[lxc-users] Containers on linux-4.8-rc1 sometimes(?) requiring "cgmanager -m name=systemd" (bisected, but is it a bug?)

Tue Sep 13 16:06:51 UTC 2016

Quoting Eric W. Biederman (ebiederm at xmission.com):
> Adam Richter <adamrichter4 at gmail.com> writes:
> 
> > On Linux 4.8-rc1 through 4-8-rc6 (latest rc), lxc fails start to
> > Ubuntu 16.04 and Centos 7 containers [1], unless I first run
> > "cgmanager -m name=systemd &" on the host, which, unlike the
> > containers, was not running systemd or cgmanager.
> 
> Yes, that appears correct.  Given the current flat namespace of
> hierarchies you fundamentally must coordinate with the host if you want
> to use a new hierarchy.  So running cgmanager on the host seems like
> the minimum way to do that.
> 
> If we truly need something more (which does not appear to be the case
> here) the names of hierarchies need to be moved into a namespace.
> 
> > Git bisect revealed that this behavior began with a commit entitled
> > "cgroupns: Only allow creation of hierarchies in the initial cgroup
> > namespace" [2], which appears to be an attempt to protect against a
> > possible denial of service attack.  Reversing the commit also restores
> > successful commit the need to run that cgmanager process.  [Eric and
> > Tejun, I have bcc'ed you so you can be aware of this discussion
> > thread, as you apparently respectively wrote and approved the commit.]
> 
> As far as I can tell you were getting lucky and not having problems
> before.
> 
> > Running that cgmanager invocation is pretty simple, and seems to me to
> > be well worth closing a denial of service vulnerability, much as I
> > dislike adding something systemd-specific to a non-systemd environment
> > and adding a new dependency (lxc requires cgmanager on the host to
> > run, I guess, any container that runs systemd).  However, I am posting
> > this message because I don't fully understand the problem, and, most
> > importantly, I am wondering if I have stumbled on an unintended
> > consequence of this commit that might have other indicate other
> > potential breakage.
> 
> I am surprised that your case worked but I don't think it amounts to an
> unintended consequence.
> 
> > If this new lxc behavior is completely acceptable, then I apologize
> > for consuming people's time with it and hope that this message will
> > allow others experiencing the same problem find an answer for it when
> > they search the web.
> 
> I will let the lxc-developers judge.
> 
> I don't think you hit a case that was expected to work.  Furthermore

fwiw indeed this was never expected to work.

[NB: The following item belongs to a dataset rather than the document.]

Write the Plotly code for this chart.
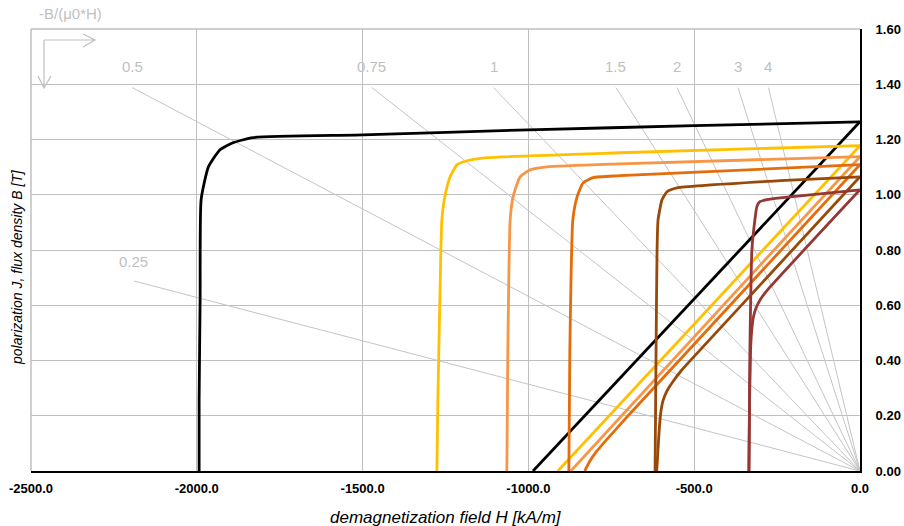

> either your containers were overprivileged or they would not have been
> able to create subdirectories in the cgroup hierarchy.  So I expect this
> change transformed a subtle breakage (aka one you had not noticed yet)
> into an explicit breakage.
> 
> I am not subscribed to lxc-users so I don't know if anyone else has
> replied to your post.  Cc's would have been better than Bcc's for
> getting feedback in a situation like this.
> 
> Eric
> 
> 
> > Adam Richter
> >
> >
> > [1] Here is an example of failing to start one of these containers.
> > $ sudo lxc-start --name ubuntu16.04_amd64 --foreground
> > Failed to mount cgroup at /sys/fs/cgroup/systemd: Operation not permitted
> > [!!!!!!] Failed to mount API filesystems, freezing.
> > Freezing execution.
> >
> >
> > [2] Here is the commit diff that triggers the new mishbehavior.
> > commit 726a4994b05ff5b6f83d64b5b43c3251217366ce
> > Author: Eric W. Biederman <ebiederm at xmission.com>
> > Date:   Fri Jul 15 06:36:44 2016 -0500
> >
> >     cgroupns: Only allow creation of hierarchies in the initial cgroup namespace
> >
> >     Unprivileged users can't use hierarchies if they create them as they do not
> >     have privilieges to the root directory.
> >
> >     Which means the only thing a hiearchy created by an unprivileged user
> >     is good for is expanding the number of cgroup links in every css_set,
> >     which is a DOS attack.
> >
> >     We could allow hierarchies to be created in namespaces in the initial
> >     user namespace.  Unfortunately there is only a single namespace for
> >     the names of heirarchies, so that is likely to create more confusion
> >     than not.
> >
> >     So do the simple thing and restrict hiearchy creation to the initial
> >     cgroup namespace.
> >
> >     Cc: stable at vger.kernel.org
> >     Fixes: a79a908fd2b0 ("cgroup: introduce cgroup namespaces")
> >     Signed-off-by: "Eric W. Biederman" <ebiederm at xmission.com>
> >     Signed-off-by: Tejun Heo <tj at kernel.org>
> >
> > diff --git a/kernel/cgroup.c b/kernel/cgroup.c
> > index e75efa8..e0be49f 100644
> > --- a/kernel/cgroup.c
> > +++ b/kernel/cgroup.c
> > @@ -2215,12 +2215,8 @@ static struct dentry *cgroup_mount(struct
> > file_system_type *fs_type,
> >                 goto out_unlock;
> >         }
> >
> > -       /*
> > -        * We know this subsystem has not yet been bound.  Users in a non-init
> > -        * user namespace may only mount hierarchies with no bound subsystems,
> > -        * i.e. 'none,name=user1'
> > -        */
> > -       if (!opts.none && !capable(CAP_SYS_ADMIN)) {
> > +       /* Hierarchies may only be created in the initial cgroup namespace. */
> > +       if (ns != &init_cgroup_ns) {
> >                 ret = -EPERM;
> >                 goto out_unlock;
> >         }